Cut your meat into 1" square strips.
Season your meat (if your going to season it) before you run it through the grinder.
Cut your meat into 1" square strips.
Season your meat (if your going to season it) before you run it through the grinder.
Posted on 10/25/16 at 9:52 pm to cbiscuit
quote:
That sounds delicious.
It is. It's great for anything from burgers to tacos to spaghetti. It's basically a more flavorful 80/20 ground beef. I have a 10 y/o half brother who is the pickiest eater I have ever seen and he loves it, although he freaked out after he found out the burger was deer. I've tried it with pork shoulder and just pork fat (80/20) and there is no comparison to using beef fat.

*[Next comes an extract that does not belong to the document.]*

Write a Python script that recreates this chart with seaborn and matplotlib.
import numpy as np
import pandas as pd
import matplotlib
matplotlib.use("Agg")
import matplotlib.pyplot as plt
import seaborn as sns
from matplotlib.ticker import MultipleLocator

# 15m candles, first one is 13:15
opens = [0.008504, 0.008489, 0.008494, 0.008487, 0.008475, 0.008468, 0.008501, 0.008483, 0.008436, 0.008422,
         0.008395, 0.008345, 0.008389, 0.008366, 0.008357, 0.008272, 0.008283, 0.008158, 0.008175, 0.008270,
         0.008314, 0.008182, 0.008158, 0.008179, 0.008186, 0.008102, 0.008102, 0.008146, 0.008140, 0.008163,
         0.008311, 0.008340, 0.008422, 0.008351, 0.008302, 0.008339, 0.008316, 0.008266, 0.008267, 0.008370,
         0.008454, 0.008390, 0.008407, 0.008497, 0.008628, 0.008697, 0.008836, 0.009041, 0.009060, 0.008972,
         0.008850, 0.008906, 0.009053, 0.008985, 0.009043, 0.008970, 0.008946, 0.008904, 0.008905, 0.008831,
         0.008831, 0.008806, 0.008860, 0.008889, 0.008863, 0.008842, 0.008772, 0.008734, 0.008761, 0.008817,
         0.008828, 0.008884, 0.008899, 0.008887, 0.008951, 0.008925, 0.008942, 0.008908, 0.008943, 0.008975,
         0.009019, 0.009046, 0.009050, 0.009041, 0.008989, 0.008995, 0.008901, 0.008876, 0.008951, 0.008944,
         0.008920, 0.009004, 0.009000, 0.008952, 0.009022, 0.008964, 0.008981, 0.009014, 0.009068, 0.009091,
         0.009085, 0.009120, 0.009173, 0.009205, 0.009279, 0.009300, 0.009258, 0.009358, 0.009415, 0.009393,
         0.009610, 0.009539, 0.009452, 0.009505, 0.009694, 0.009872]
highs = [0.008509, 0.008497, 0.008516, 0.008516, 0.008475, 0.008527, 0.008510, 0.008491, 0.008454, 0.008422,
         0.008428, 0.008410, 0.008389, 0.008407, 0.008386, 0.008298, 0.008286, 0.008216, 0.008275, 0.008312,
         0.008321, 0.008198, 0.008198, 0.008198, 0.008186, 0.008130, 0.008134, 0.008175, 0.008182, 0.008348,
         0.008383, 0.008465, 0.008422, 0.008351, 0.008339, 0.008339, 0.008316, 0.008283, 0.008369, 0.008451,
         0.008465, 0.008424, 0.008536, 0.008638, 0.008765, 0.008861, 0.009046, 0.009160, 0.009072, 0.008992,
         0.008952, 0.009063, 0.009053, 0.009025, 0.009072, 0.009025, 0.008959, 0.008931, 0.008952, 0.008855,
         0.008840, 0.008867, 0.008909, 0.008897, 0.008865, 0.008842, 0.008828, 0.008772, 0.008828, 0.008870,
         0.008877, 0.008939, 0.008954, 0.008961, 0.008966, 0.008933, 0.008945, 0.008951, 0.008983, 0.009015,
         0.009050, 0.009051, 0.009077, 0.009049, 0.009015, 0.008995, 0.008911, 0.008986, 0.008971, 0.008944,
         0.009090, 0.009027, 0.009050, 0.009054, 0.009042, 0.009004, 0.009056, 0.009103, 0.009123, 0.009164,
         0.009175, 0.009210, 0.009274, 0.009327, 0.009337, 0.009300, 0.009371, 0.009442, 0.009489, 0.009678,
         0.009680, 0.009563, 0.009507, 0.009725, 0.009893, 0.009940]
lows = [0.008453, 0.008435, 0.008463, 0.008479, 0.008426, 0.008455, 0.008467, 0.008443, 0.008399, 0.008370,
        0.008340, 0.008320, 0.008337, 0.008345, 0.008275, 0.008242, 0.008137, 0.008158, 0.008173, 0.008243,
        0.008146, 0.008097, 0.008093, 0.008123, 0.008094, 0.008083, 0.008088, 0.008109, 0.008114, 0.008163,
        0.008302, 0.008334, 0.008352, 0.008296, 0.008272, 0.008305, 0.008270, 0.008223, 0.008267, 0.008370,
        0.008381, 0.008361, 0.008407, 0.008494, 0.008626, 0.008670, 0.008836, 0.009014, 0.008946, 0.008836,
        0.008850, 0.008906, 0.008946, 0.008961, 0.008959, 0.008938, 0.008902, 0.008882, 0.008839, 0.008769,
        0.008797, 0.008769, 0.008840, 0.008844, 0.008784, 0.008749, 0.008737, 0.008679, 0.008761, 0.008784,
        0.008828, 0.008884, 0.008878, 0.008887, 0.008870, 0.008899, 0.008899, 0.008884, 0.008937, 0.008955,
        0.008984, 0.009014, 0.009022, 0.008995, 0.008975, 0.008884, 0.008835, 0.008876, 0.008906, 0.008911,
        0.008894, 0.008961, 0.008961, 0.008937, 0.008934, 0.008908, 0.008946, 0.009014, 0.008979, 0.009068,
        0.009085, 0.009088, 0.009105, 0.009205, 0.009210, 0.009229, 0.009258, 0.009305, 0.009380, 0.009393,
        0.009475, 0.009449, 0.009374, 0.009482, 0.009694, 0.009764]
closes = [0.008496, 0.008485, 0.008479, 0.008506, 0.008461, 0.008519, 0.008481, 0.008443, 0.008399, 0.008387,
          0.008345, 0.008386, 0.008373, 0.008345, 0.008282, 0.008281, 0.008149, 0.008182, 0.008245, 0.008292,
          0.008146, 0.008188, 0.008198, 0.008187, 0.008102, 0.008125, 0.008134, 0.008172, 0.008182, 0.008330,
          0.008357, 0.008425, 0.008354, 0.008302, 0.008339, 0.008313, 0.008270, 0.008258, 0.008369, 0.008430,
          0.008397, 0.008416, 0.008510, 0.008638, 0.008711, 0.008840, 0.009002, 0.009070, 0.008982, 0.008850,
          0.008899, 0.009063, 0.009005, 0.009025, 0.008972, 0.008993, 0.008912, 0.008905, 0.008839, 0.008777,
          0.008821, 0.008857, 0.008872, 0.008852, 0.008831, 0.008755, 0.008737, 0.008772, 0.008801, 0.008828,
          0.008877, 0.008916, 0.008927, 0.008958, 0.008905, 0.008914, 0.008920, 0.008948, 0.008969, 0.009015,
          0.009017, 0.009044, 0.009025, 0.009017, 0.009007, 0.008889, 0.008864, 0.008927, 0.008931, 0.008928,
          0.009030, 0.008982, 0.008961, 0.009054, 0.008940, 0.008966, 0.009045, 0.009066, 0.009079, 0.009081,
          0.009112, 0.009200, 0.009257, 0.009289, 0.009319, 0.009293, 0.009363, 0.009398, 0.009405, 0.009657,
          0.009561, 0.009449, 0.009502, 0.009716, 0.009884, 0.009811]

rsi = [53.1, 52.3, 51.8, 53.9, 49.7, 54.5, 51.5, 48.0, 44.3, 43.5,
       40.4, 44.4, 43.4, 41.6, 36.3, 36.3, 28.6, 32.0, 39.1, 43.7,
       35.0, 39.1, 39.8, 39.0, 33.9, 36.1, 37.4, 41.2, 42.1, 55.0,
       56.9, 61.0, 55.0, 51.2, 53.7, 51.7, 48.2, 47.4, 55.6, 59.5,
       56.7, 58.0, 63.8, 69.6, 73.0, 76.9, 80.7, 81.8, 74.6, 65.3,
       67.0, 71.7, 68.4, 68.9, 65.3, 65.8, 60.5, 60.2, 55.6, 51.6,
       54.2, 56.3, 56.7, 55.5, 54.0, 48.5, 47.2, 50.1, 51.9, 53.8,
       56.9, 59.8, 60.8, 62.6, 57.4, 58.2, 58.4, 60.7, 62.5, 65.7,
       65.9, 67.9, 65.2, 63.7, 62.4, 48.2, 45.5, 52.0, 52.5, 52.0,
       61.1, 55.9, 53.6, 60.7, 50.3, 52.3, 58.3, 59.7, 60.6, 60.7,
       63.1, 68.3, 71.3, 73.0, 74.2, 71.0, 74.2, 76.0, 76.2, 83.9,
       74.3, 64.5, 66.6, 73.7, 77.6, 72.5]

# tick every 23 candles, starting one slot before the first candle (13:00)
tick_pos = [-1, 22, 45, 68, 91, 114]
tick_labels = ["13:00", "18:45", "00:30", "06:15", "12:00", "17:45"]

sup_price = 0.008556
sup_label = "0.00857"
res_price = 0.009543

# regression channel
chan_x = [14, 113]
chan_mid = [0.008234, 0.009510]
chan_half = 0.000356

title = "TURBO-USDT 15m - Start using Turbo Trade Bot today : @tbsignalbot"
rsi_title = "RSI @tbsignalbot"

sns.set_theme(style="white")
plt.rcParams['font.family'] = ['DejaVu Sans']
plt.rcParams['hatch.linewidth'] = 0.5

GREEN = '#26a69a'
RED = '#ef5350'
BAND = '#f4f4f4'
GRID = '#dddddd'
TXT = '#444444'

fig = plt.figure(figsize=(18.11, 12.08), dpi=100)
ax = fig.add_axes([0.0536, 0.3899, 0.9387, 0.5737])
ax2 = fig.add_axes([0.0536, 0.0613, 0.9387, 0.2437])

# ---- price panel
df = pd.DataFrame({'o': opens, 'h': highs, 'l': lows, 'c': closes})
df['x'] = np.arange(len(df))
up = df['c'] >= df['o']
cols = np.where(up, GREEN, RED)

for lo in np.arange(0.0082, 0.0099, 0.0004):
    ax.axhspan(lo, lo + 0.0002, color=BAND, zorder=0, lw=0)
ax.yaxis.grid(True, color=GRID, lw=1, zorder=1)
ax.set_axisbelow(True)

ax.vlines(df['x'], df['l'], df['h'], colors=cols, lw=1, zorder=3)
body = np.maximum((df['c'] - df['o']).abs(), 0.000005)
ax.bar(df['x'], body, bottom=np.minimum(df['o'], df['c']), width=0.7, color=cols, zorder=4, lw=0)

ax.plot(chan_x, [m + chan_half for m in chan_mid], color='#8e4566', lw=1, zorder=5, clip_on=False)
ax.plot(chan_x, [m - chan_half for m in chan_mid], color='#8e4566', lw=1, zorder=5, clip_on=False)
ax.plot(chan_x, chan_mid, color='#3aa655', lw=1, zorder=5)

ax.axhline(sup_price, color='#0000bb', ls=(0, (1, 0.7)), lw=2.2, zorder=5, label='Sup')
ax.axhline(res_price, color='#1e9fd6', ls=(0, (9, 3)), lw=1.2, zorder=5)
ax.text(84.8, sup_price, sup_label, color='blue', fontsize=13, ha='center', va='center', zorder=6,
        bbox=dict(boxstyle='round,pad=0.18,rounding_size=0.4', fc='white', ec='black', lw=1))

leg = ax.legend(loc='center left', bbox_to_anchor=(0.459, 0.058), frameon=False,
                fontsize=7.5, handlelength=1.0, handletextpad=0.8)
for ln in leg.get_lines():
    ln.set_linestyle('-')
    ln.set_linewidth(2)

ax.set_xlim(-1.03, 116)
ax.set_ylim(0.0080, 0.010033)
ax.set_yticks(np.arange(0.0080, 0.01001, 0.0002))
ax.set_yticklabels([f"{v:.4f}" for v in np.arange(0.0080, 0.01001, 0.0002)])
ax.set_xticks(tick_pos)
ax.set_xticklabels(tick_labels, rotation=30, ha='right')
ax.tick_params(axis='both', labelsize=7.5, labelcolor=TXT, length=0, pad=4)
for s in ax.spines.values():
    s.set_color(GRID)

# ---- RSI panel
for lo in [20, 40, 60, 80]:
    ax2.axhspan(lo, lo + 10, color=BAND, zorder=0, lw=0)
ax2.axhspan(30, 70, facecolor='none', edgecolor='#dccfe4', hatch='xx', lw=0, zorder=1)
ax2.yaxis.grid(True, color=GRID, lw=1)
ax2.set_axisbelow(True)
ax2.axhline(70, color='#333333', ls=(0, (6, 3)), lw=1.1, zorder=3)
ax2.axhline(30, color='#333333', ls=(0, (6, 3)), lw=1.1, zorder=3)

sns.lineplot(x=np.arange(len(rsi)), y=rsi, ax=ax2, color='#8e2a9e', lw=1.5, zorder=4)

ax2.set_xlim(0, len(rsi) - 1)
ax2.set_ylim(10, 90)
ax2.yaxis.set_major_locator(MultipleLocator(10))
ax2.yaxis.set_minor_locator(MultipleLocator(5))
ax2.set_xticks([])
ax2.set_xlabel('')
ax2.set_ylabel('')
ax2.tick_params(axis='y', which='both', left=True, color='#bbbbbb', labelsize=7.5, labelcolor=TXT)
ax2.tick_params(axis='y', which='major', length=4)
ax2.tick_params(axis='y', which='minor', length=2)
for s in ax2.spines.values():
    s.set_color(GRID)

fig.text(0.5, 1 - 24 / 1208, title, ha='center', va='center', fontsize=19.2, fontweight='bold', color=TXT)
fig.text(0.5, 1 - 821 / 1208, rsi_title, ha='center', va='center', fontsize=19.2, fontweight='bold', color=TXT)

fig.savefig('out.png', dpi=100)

Posted on 10/25/16 at 10:13 pm to cbiscuit
I add sriracha salt pepper to straight ground venison and don't overcook on grill and it's great - it's not better than venison cut with something fatty but it's def more clean/healthy
Posted on 10/25/16 at 10:38 pm to staugslugga
Beef trimmings is the way to go. The butchers keep all the trimmings and sell back to supplier. U gotta talk them into pulling out of garbage can which they store in and will usually let ya have for less than .30 per pound. Ps they don't get many asking for this and buying frozen block from distributor if can get is a pain.
Posted on 10/26/16 at 7:24 am to fishbaja2
I make 2 kinds, straight ground venison and then I'll grind about 1/3 of mine with pork or beef fat. I prefer to use bacon now also, I just find whatever is cheap or on sale and do something like 10-20% bacon. I've picked up far from the grocery store, some places will do it and some won't you have to call the stores and ask for the meat dept. I've found they give you way more than you usually need and it's just easier to buy something.
You want to grind it twice, one through the thicker grind then send it through again the smaller cut. That's a pain but well well worth it.
You want to grind it twice, one through the thicker grind then send it through again the smaller cut. That's a pain but well well worth it.